If people are realistic, we know that Haiku R1 is not about “shinies” (endless new features and capabilties). It’s about having BeOS R5 in modern form. But, we have to be realistic and realize you CANNOT have EVERYTHING you want, if you want ANYTHING… in a timely fashion. And 20 years to get a “clone” of BeOS R5… seriously? TWO FREAKING DECADES?!?
Maybe a lack of finances was partly to blame. Maybe a lack of manpower or the right people to work on the necessary components. I mean, if an open-source project with a low level of finances takes 20 years to reach beta… then I guess it couldn’t be helped, but I sure didn’t think we were THAT unmotivated over the years.
You can expect whatever you want. If there’s not enough people doing the actual work to fulfill the roadmap it’s not going to happen. This is exactly why we don’t have a time based roadmap. Only tickets that are defined as blockers for R1. This has been explained by the developers in several threads on this forum and I wonder how many times it needs to be repeated.
EDIT: It’s even explained by several devs in this very thread
Whatever you say would be valid if the project solely went on with volunteers. Now there is a person on the payroll, paid to do exactly this kind of stuff.
Edit: There was a deleted sentence here, which I am not sure if qualified as an insult, but still removed it as per the mod team’s suggestion just to be on the same page and not give birth to misunderstandings. Didn’t expect this to blow up this much though. Sorry everyone!
One paid developer is most likely not enough to guarantee an exact timeframe for an R1 release. And I think it’s good that the project is quite upfront with this, instead of making promises that can’t be kept. Everybody that’s thinking about donating can decide if they are OK with this or not.
Besides, I don’t think we would benefit from an exact schedule that much. Think about several releases of commercial software (OS and applications) that were not really ready and were rushed out on the market because of release schedules.
BeOS had its time as a commercial OS and it failed. I think we should be happy that Haiku exists as an open source non-commercial project that moves forward maybe a bit slowly, but also can’t die instantly like commercial endeavours.
What do you find unrealistic about the current list of bugs? The fact that it keeps gettting bigger over time instead of reducing?
One part-time developer, even paid, is not going to make that much of a difference here. Or, well, it does make a large difference, but the TODO list is even larger.
I think, on the contrary, that the current plan is realistic, in the sense that it matches with who is working on the project and what we can commit to it. It is disappointing that this means R1 is several years in the future, but it is realistic. We could instead make a more ambitious plan and then fail at it because we don’t have the workforce to do it.

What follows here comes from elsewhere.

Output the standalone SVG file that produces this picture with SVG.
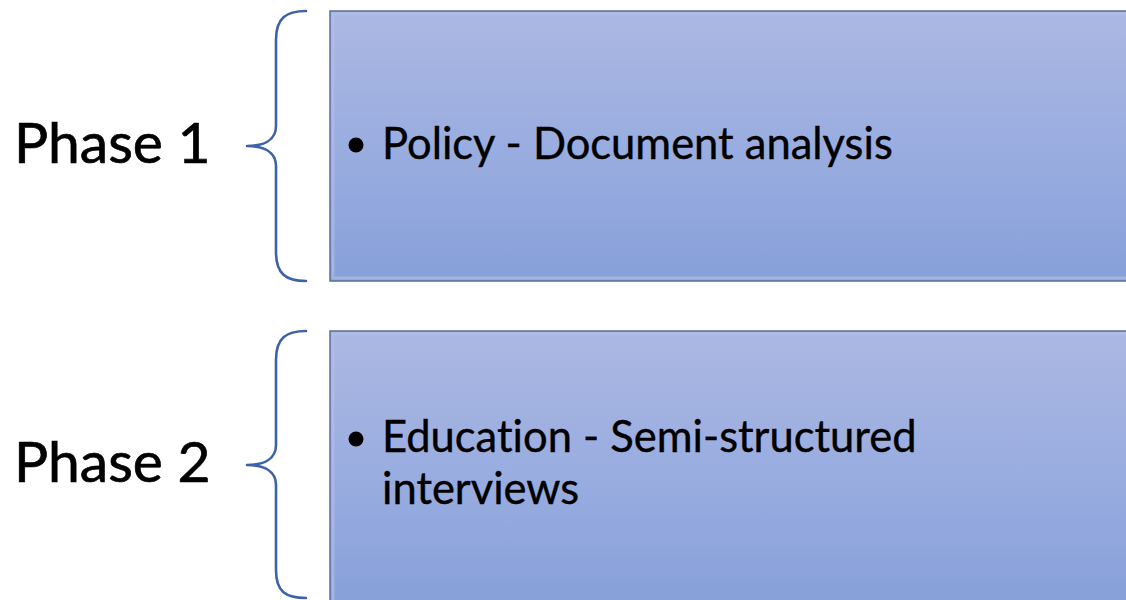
<svg xmlns="http://www.w3.org/2000/svg" width="1126" height="600" viewBox="0 0 1126 600">
  <style>
    text { font-variant-ligatures: none; font-feature-settings: "liga" 0, "clig" 0; }
    .phase { font-family: Lato, "Open Sans", "Liberation Sans", sans-serif; font-size: 57px; fill: #000; stroke: #000; stroke-width: 0.7; }
    .item { font-family: Lato, "Open Sans", "Liberation Sans", sans-serif; font-size: 43.5px; fill: #000; stroke: #000; stroke-width: 0.4; }
    .brace { fill: none; stroke: #3d62a8; stroke-width: 2.6; stroke-linecap: round; stroke-linejoin: round; }
    .panel { fill: url(#panelFill); stroke: #5b6f9c; stroke-width: 1.5; }
    .sheen { fill: none; stroke: #b4c1e6; stroke-width: 3; opacity: 0.6; }
  </style>
  <defs>
    <linearGradient id="panelFill" x1="0" y1="0" x2="0" y2="1">
      <stop offset="0" stop-color="#abb8e2"/>
      <stop offset="0.5" stop-color="#9aade0"/>
      <stop offset="1" stop-color="#87a0d9"/>
    </linearGradient>
  </defs>
  <rect width="1126" height="600" fill="#ffffff"/>

  <!-- brackets joining each phase label to its panel -->
  <g id="connectors">
    <path class="brace" d="M306,11 C286,11 276,18 276,40 L276,126 C276,140 264,146 247,146 C264,146 276,152 276,166 L276,252 C276,274 286,281 306,281"/>
    <path class="brace" d="M306,331 C286,331 276,338 276,360 L276,445 C276,459 264,465 247,465 C264,465 276,471 276,485 L276,570 C276,592 286,598 306,598"/>
  </g>

  <g id="phase1-label">
    <text class="phase" x="14" y="163">Phase 1</text>
  </g>
  <g id="phase2-label">
    <text class="phase" x="14" y="482">Phase 2</text>
  </g>

  <g id="phase1-panel">
    <rect class="panel" x="330" y="11" width="800" height="270"/>
    <rect class="sheen" x="333" y="14" width="800" height="264"/>
    <circle cx="356" cy="145" r="7.5" fill="#000"/>
    <text class="item" x="382" y="159">Policy - Document analysis</text>
  </g>

  <g id="phase2-panel">
    <rect class="panel" x="330" y="331" width="800" height="275"/>
    <rect class="sheen" x="333" y="334" width="800" height="270"/>
    <circle cx="356" cy="439" r="7.5" fill="#000"/>
    <text class="item" x="382" y="452">Education - Semi-structured</text>
    <text class="item" x="382" y="504">interviews</text>
  </g>
</svg>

Indeed. Anyone can look at the activity & contract reports I’ve written over the last two years, and my commit logs to match them to see that this is the case.
Not really the same track; Zircon is based on LittleKernel, Travis Geiselbrecht’s refinement of the ideas he championed in the NewOS kernel… while the Haiku kernel is essentially a fork of the last version of the NewOS kernel, co-written by Geiselbrecht et al.
In essence, LK/Zircon had much more time under Geiselbrecht’s control and my basic thinking here is that because he hit a winning formula with NewOS, it makes sense to take the ultimate expression of this winning formula, rather than some earlier stage.
Though what I’m very carefully not saying, now that all this work has been done to leave the Haiku contributors’ stamp on the NewOS kernel, is that this must now be ripped out wholesale. What I am saying is that if Haiku must change its kernel, it must be necessarily Zircon or no change at all. Now, I still think there are advantages to going over to a more recent kernel built by the same man on the same ideas, but this is not something I proclaim with conviction.
The word you’re looking for is Catch-22. “There was only one catch and that was Catch-22, which specified that a concern for one’s own safety in the face of dangers that were real and immediate was the process of a rational mind. Orr was crazy and could be grounded. All he had to do was ask; and as soon as he did, he would no longer be crazy and would have to fly more missions.”
I’m not paid to work on Haiku, but Waddlesplash is (and he’s not in France).
Also I think your tone is very inappropriate, there is no need to be so aggressive here. Especially for a discussion that was already closed almost a year ago, what’s the point?
Not really. These kernels were developped with different goals in mind. LK is a microkernel, NewOS isn’t. The reason Haiku picked NewOS is because it was the closest thing to the BeOS kernel available at the time. LK is improved for other uses, but by doing so, it drifts away from BeOS, and is less useful to Haiku.